“Everyone has duties to the community in which alone the free and full development of his personality is possible.”
-Universal Declaration of Human Rights, Article 29(1)
UNCA alumna and Oregon Law School graduate Amber Munger captivated Asheville after the Jan. 12 earthquake, when her plea-for-help ran on the front page of the Asheville Citizen-Times. Now, Munger has founded her own nonprofit, the Article 29 Organization, working with Haitian peasantry in Commune Anse Rouge, five hours north of Haiti’s capital.
“For me, human rights is about the significance of an individual in the community; about them feeling empowered, feeling like they belong; like their gifts are recognized in the service of others,” Munger explains.

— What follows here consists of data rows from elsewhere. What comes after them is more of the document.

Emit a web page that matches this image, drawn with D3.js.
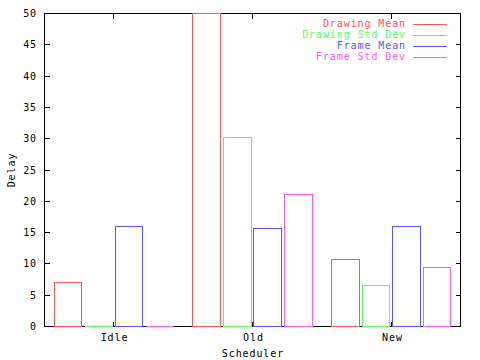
<!DOCTYPE html>
<html><head><meta charset="utf-8">
<script src="https://cdn.jsdelivr.net/npm/d3@7"></script>
<style>
body{margin:0;background:#fff;}
svg text{font-family:"DejaVu Sans Mono",monospace;font-size:10px;letter-spacing:0.9px;}
</style></head>
<body><svg id="c" width="480" height="360"></svg>
<script>
const categories = ["Idle", "Old", "New"];
const seriesNames = ["Drawing Mean", "Drawing Std Dev", "Frame Mean", "Frame Std Dev"];
const seriesColors = ["#ff5555", "#55ff55", "#5555ff", "#ff55ff"];
const drawingMean = [7.0, 50, 10.7];
const drawingStd = [0, 30.2, 6.55];
const frameMean = [16.0, 15.65, 16.0];
const frameStd = [0, 21.1, 9.4];
const yTicks = [0, 5, 10, 15, 20, 25, 30, 35, 40, 45, 50];
const series = [drawingMean, drawingStd, frameMean, frameStd];

const svg = d3.select("#c");
const L = 44, R = 460, T = 13, B = 326;
const x = d3.scaleLinear().domain([-0.5, categories.length - 0.5]).range([L, R]);
const y = d3.scaleLinear().domain([0, 50]).range([B, T]);

const slot = 0.22, bw = 0.2;
const g = svg.append("g").attr("shape-rendering", "crispEdges");

const bl = Math.round(L) + 0.5, br = Math.round(R) + 0.5, bt = Math.round(T) + 0.5, bb = Math.round(B) + 0.5;

// border
g.append("rect").attr("x", bl).attr("y", bt).attr("width", br - bl).attr("height", bb - bt)
  .attr("stroke", "#000").attr("fill", "none");

// y ticks
yTicks.forEach(t => {
  const yy = Math.round(y(t)) + 0.5;
  g.append("line").attr("x1", bl).attr("x2", bl + 5).attr("y1", yy).attr("y2", yy).attr("stroke", "#000");
  g.append("line").attr("x1", br - 5).attr("x2", br).attr("y1", yy).attr("y2", yy).attr("stroke", "#000");
  svg.append("text").attr("x", 37).attr("y", yy + 3.5).attr("text-anchor", "end").text(t);
});

// x ticks
categories.forEach((cat, i) => {
  const xx = Math.round(x(i)) + 0.5;
  g.append("line").attr("x1", xx).attr("x2", xx).attr("y1", bb).attr("y2", bb - 5).attr("stroke", "#000");
  g.append("line").attr("x1", xx).attr("x2", xx).attr("y1", bt).attr("y2", bt + 5).attr("stroke", "#000");
  svg.append("text").attr("x", xx + 1).attr("y", 341).attr("text-anchor", "middle").text(cat);
});

// bars
series.forEach((vals, si) => {
  vals.forEach((v, ci) => {
    const c = ci + (si - 1.5) * slot;
    const x0 = Math.round(x(c - bw / 2)) + 0.5;
    const x1 = Math.round(x(c + bw / 2)) + 0.5;
    const y0 = Math.round(y(0)) + 0.5;
    const yt = Math.round(y(Math.min(v, 50))) + 0.5;
    g.append("path")
      .attr("d", `M${x0},${y0}L${x0},${yt}L${x1},${yt}L${x1},${y0}Z`)
      .attr("fill", "none").attr("stroke", seriesColors[si]).attr("stroke-width", 1);
  });
});

// axis titles
svg.append("text").attr("x", 253).attr("y", 357).attr("text-anchor", "middle").text("Scheduler");
svg.append("text").attr("transform", "translate(15,170) rotate(-90)").attr("text-anchor", "middle").text("Delay");

// legend
seriesNames.forEach((n, i) => {
  const ly = 23.5 + i * 11;
  svg.append("text").attr("x", 406).attr("y", ly + 3.5).attr("text-anchor", "end").attr("fill", seriesColors[i]).text(n);
  g.append("line").attr("x1", 413).attr("x2", 447).attr("y1", Math.round(ly) + 0.5).attr("y2", Math.round(ly) + 0.5).attr("stroke", seriesColors[i]);
});
</script></body></html>
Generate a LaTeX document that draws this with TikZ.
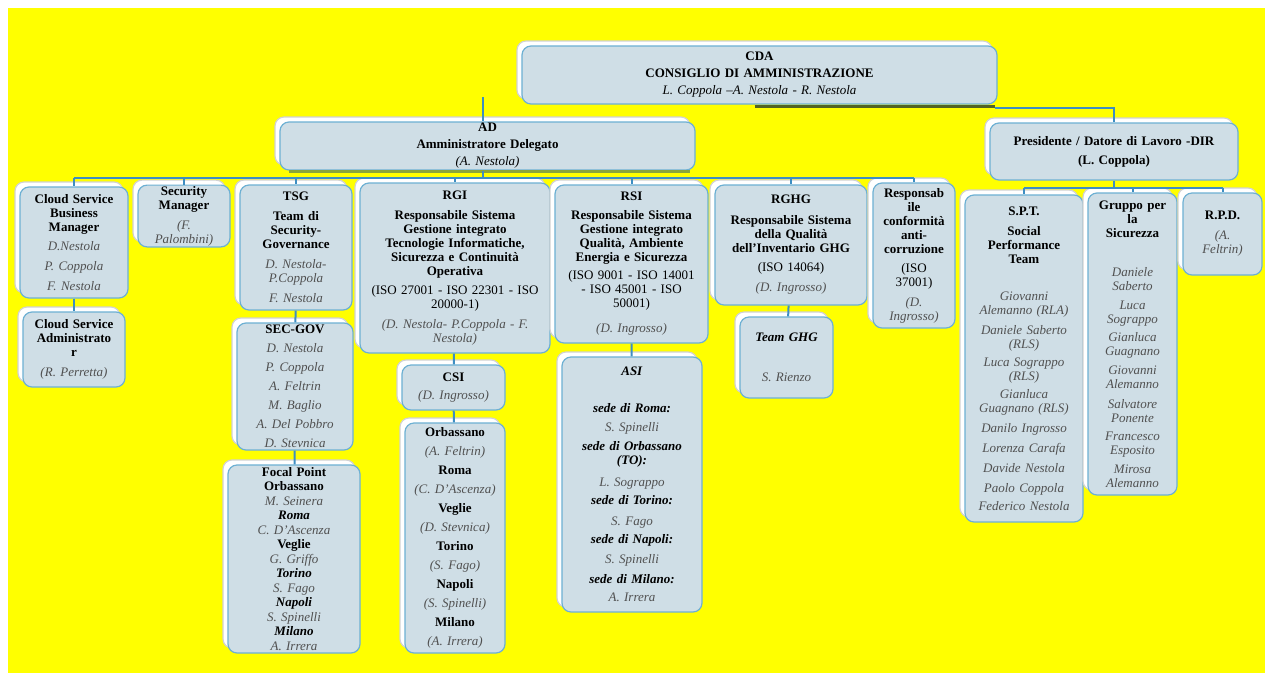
\documentclass[tikz,border=0pt]{standalone}
\usepackage{fontspec}
\setmainfont{Liberation Serif}
\usepackage{xcolor}
\usetikzlibrary{shadows}
\tikzset{>=latex}
\definecolor{bgyellow}{HTML}{FFFF00}
\definecolor{cardfill}{HTML}{CFDEE6}
\definecolor{cardedge}{HTML}{6DB0D3}
\definecolor{linkblue}{HTML}{3E8EC2}
\definecolor{namegray}{HTML}{505050}
\definecolor{stripgreen}{HTML}{8AA53A}
\newcommand{\cardfont}{\fontsize{13}{14}\selectfont}
\newcommand{\nm}[1]{\textit{\textcolor{namegray}{#1}}}
\newcommand{\bi}[1]{\textbf{\textit{#1}}}
\tikzstyle{card}=[draw=cardedge,line width=1.2pt,fill=cardfill,rounded corners=9pt,
  align=center,inner xsep=0pt,inner ysep=1pt,font=\cardfont,
  copy shadow={shadow xshift=-5pt,shadow yshift=5pt,draw=gray!35,fill=white}]
\tikzstyle{link}=[linkblue,line width=2pt]
\tikzset{boxsize/.style 2 args={text width=#1pt,minimum height=#2pt}}

\begin{document}
\begin{tikzpicture}[x=1pt,y=-1pt]

  % page + yellow background
  \useasboundingbox (0,0) rectangle (1272,681);
  \fill[white] (0,0) rectangle (1272,681);
  \fill[bgyellow] (8,8) rectangle (1265,673);

  % top level
  \node[card,boxsize={475}{58}] (cda) at (759.5,75)
    {\textbf{CDA}\\[3pt] \textbf{CONSIGLIO DI AMMINISTRAZIONE}\\[3pt]
     \textit{L. Coppola –A. Nestola - R. Nestola}};
  \node[card,boxsize={415}{48}] (ad) at (487.5,146)
    {\textbf{AD}\\[3pt] \textbf{Amministratore Delegato}\\[3pt] \textit{(A. Nestola)}};
  \node[card,boxsize={248}{57}] (pres) at (1114,151.5)
    {\textbf{Presidente / Datore di Lavoro -DIR}\\[5pt] \textbf{(L. Coppola)}};

  % second level (AD)
  \node[card,boxsize={108}{111}] (csbm) at (74,242.5)
    {\textbf{Cloud Service}\\ \textbf{Business}\\ \textbf{Manager}\\[5pt]
     \nm{D.Nestola}\\[6pt] \nm{P. Coppola}\\[6pt] \nm{F. Nestola}};
  \node[card,boxsize={92}{58}] (secman) at (184,216)
    {\textbf{Security}\\ \textbf{Manager}\\[6pt] \nm{(F.}\\ \nm{Palombini)}};
  \node[card,boxsize={112}{125}] (tsg) at (296,247.5)
    {\textbf{TSG}\\[6pt] \textbf{Team di}\\ \textbf{Security-}\\ \textbf{Governance}\\[6pt]
     \nm{D. Nestola-}\\ \nm{P.Coppola}\\[6pt] \nm{F. Nestola}};
  \node[card,boxsize={190}{170}] (rgi) at (455,268)
    {\textbf{RGI}\\[6pt] \textbf{Responsabile Sistema}\\ \textbf{Gestione integrato}\\
     \textbf{Tecnologie Informatiche,}\\ \textbf{Sicurezza e Continuità}\\ \textbf{Operativa}\\[5pt]
     (ISO 27001 - ISO 22301 - ISO\\ 20000-1)\\[6pt]
     \nm{(D. Nestola- P.Coppola - F.}\\ \nm{Nestola)}};
  \node[card,boxsize={153}{158}] (rsi) at (631.5,264)
    {\textbf{RSI}\\[5pt] \textbf{Responsabile Sistema}\\ \textbf{Gestione integrato}\\
     \textbf{Qualità, Ambiente}\\ \textbf{Energia e Sicurezza}\\[4pt]
     (ISO 9001 - ISO 14001\\ - ISO 45001 - ISO\\ 50001)\\[11pt] \nm{(D. Ingrosso)}};
  \node[card,boxsize={152}{120}] (rghg) at (791,245)
    {\textbf{RGHG}\\[7pt] \textbf{Responsabile Sistema}\\ \textbf{della Qualità}\\
     \textbf{dell'Inventario GHG}\\[5pt] (ISO 14064)\\[6pt] \nm{(D. Ingrosso)}};
  \node[card,boxsize={82}{145}] (rcac) at (914,255.5)
    {\textbf{Responsab}\\ \textbf{ile}\\ \textbf{conformità}\\ \textbf{anti-}\\ \textbf{corruzione}\\[5pt]
     (ISO\\ 37001)\\[6pt] \nm{(D.}\\ \nm{Ingrosso)}};

  % second level (Presidente)
  \node[card,boxsize={118}{327}] (spt) at (1024,358.5)
    {\textbf{S.P.T.}\\[6pt] \textbf{Social}\\ \textbf{Performance}\\ \textbf{Team}\\[23pt]
     \nm{Giovanni}\\ \nm{Alemanno (RLA)}\\[6pt] \nm{Daniele Saberto}\\ \nm{(RLS)}\\[4pt]
     \nm{Luca Sograppo}\\ \nm{(RLS)}\\[4pt] \nm{Gianluca}\\ \nm{Guagnano (RLS)}\\[6pt]
     \nm{Danilo Ingrosso}\\[6pt] \nm{Lorenza Carafa}\\[6pt] \nm{Davide Nestola}\\[6pt]
     \nm{Paolo Coppola}\\[4pt] \nm{Federico Nestola}};
  \node[card,boxsize={89}{302}] (gruppo) at (1132.5,344)
    {\textbf{Gruppo per}\\ \textbf{la}\\ \textbf{Sicurezza}\\[25pt]
     \nm{Daniele}\\ \nm{Saberto}\\[5pt] \nm{Luca}\\ \nm{Sograppo}\\[4pt]
     \nm{Gianluca}\\ \nm{Guagnano}\\[5pt] \nm{Giovanni}\\ \nm{Alemanno}\\[6pt]
     \nm{Salvatore}\\ \nm{Ponente}\\[4pt] \nm{Francesco}\\ \nm{Esposito}\\[5pt]
     \nm{Mirosa}\\ \nm{Alemanno}};
  \node[card,boxsize={79}{82}] (rpd) at (1222.5,234)
    {\textbf{R.P.D.}\\[6pt] \nm{(A.}\\ \nm{Feltrin)}};

  % third level
  \node[card,boxsize={102}{75}] (csa) at (74,349.5)
    {\textbf{Cloud Service}\\ \textbf{Administrato}\\ \textbf{r}\\[6pt] \nm{(R. Perretta)}};
  \node[card,boxsize={116}{127}] (secgov) at (295,386.5)
    {\textbf{SEC-GOV}\\[5pt] \nm{D. Nestola}\\[5pt] \nm{P. Coppola}\\[5pt] \nm{A. Feltrin}\\[5pt]
     \nm{M. Baglio}\\[5pt] \nm{A. Del Pobbro}\\[5pt] \nm{D. Stevnica}};
  \node[card,boxsize={132}{188}] (focal) at (294,559)
    {\textbf{Focal Point}\\ \textbf{Orbassano}\\[0.5pt] \nm{M. Seinera}\\[0.5pt] \bi{Roma}\\[0.5pt]
     \nm{C. D'Ascenza}\\[0.5pt] \textbf{Veglie}\\[0.5pt] \nm{G. Griffo}\\[0.5pt] \bi{Torino}\\[0.5pt]
     \nm{S. Fago}\\[0.5pt] \bi{Napoli}\\[0.5pt] \nm{S. Spinelli}\\[0.5pt] \bi{Milano}\\[0.5pt] \nm{A. Irrera}};
  \node[card,boxsize={103}{45}] (csi) at (453.5,387.5)
    {\textbf{CSI}\\[4pt] \nm{(D. Ingrosso)}};
  \node[card,boxsize={100}{230}] (sites) at (455,538)
    {\textbf{Orbassano}\\[5pt] \nm{(A. Feltrin)}\\[5pt] \textbf{Roma}\\[5pt] \nm{(C. D'Ascenza)}\\[5pt]
     \textbf{Veglie}\\[5pt] \nm{(D. Stevnica)}\\[5pt] \textbf{Torino}\\[5pt] \nm{(S. Fago)}\\[5pt]
     \textbf{Napoli}\\[5pt] \nm{(S. Spinelli)}\\[5pt] \textbf{Milano}\\[5pt] \nm{(A. Irrera)}};
  \node[card,boxsize={140}{255}] (asi) at (632,484.5)
    {\bi{ASI}\\[23pt] \bi{sede di Roma:}\\[5pt] \nm{S. Spinelli}\\[5pt]
     \bi{sede di Orbassano}\\ \bi{(TO):}\\[8pt] \nm{L. Sograppo}\\[4pt] \bi{sede di Torino:}\\[7pt]
     \nm{S. Fago}\\[4pt] \bi{sede di Napoli:}\\[6pt] \nm{S. Spinelli}\\[6pt]
     \bi{sede di Milano:}\\[4pt] \nm{A. Irrera}};
  \node[card,boxsize={93}{81}] (teamghg) at (786.5,357.5)
    {\bi{Team GHG}\\[26pt] \nm{S. Rienzo}};

  % green strips
  \draw[stripgreen,line width=3.5pt]
    ([xshift=10pt,yshift=-1pt]ad.south west) -- ([xshift=-6pt,yshift=-1pt]ad.south east);
  \draw[stripgreen!60!black,line width=3pt]
    ([xshift=-5pt,yshift=-2pt]cda.south) -- ([xshift=-3pt,yshift=-2pt]cda.south east);

  % connectors from the top
  \coordinate (cdastub) at (483,97);
  \draw[link] (cdastub) -- (cdastub |- ad.north);
  \draw[link] ([xshift=-3pt,yshift=-3pt]cda.south east) -| (pres.north);

  % AD bus
  \coordinate (bus) at (483,178);
  \draw[link] (ad.south -| bus) -- (bus);
  \draw[link] (csbm.north |- bus) -- (rcac.north |- bus);
  \foreach \n in {csbm,secman,tsg,rgi,rsi,rghg,rcac}
    \draw[link] (\n.north |- bus) -- (\n.north);

  % Presidente bus
  \coordinate (pbus) at (1114,188);
  \draw[link] (pres.south) -- (pbus);
  \draw[link] (spt.north |- pbus) -- (rpd.north |- pbus);
  \foreach \n in {spt,gruppo,rpd}
    \draw[link] (\n.north |- pbus) -- (\n.north);

  % chains
  \draw[link] (csbm) -- (csa);
  \draw[link] (tsg) -- (secgov);
  \draw[link] (secgov) -- (focal);
  \draw[link] (rgi) -- (csi);
  \draw[link] (csi) -- (sites);
  \draw[link] (rsi) -- (asi);
  \draw[link] (rghg) -- (teamghg);

\end{tikzpicture}
\end{document}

The Article 29 Organization seeks to facilitate people from the United States, bringing them to Haiti and thereby creating both cultural and personal understandings. Munger says she’s hopeful Asheville will embrace this concept, coming to experience Haiti through her facilitation.
“When Americans look at Haiti, we say, ‘We wanna help! We wanna help!’” Munger says, “But until you realize what your own needs are, a lot of the ‘helping’ we do is really kind of superficial.”
Before effective service to others can occur, Munger argues, one must first understand their own needs and values as an individual within a community.
“Each of us has a gift,” she explains passionately. “In the United States, unlike in Haiti, there is so much suffering because we have so many gifts – like our personalities and our laughter, we are beautiful people with so much to offer, but our gifts aren’t valued because there is no dollar sign attached to them.”
Haiti is a place where people are more open to allowing these self-explorations to happen, she continues. Though riddled with economic poverty, Haiti has a lesson for the western world in eliminating what she calls “our spiritual poverty.”
“Once people come here and they start to understand more about themselves, then poor people stop looking like a pariah,” Munger says. “They stop looking like somebody who just needs to be helped, and we start to realize that we have something that needs to be nourished, too. We have a need and they have a need, then we can become partners.”
Article 29 Organization maintains ‘human rights’ are about choices, and allowing Haitians to make their own development decisions is a crucial part of international outreach.
“When you have choices, that’s when you rise above slavery. That’s when you become human,” Munger says.
Article 29 Organization is seeking support from the Asheville community for a number of projects, desired by the local Haitian peasantry, including a sustainable-built school, community toilets and infrastructure projects.